Why The Pantry Shares Fell


Although we don't believe in timing the market or panicking over market movements, we do like to keep an eye on big changes -- just in case they're material to our investing thesis.

What: Shares of The Pantry were down as much as 15% today after the convenience-store chain posted a second-quarter loss and missed Wall Street estimates.

So what: The southeastern U.S. retailer's profits were improved from a year ago, but The Pantry still posted an adjusted loss of $0.28 a share. Revenue was down 8% to $1.89 billion. Analysts had been eyeing a per-share loss of $0.26 and sales at $1.90 billion. Same-store sales were down 2%; however, the category improved 0.1% when cigarette sales are factored out. CEO Dennis Hatchell blamed the poor results on a 4.6% drop in customer traffic, bad weather, and low consumer confidence.

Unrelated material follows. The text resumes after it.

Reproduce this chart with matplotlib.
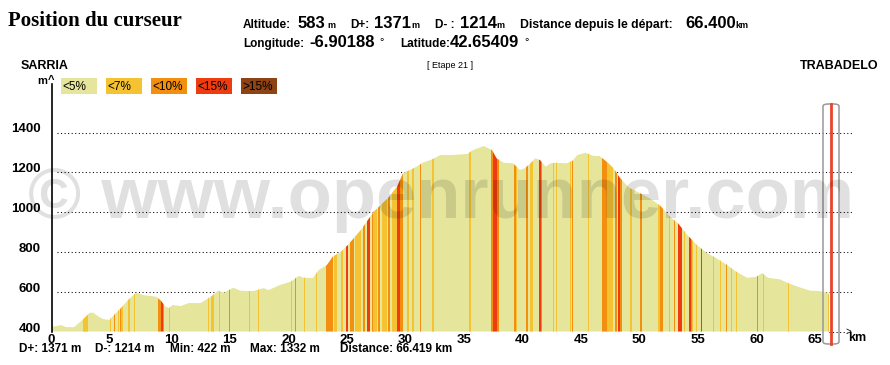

Now what: The January-March quarter is a seasonally weak one for The Pantry, so the results need to be looked at in that context. The Pantry also closed 35-40 stores, which accounts for the larger drop in revenue. While the company didn't miss estimates by that much, it's disconcerting to see same-store sales and overall traffic down, indicating that the company seems to be headed in the wrong direction. The Pantry saw improvement in fuel margins, the item that makes up the vast majority of its sales, and analysts are still expecting a per-share profit of $0.73 for the year, but with key financial indicators moving in the wrong direction and no competitive advantage, there seems to be little reason to invest.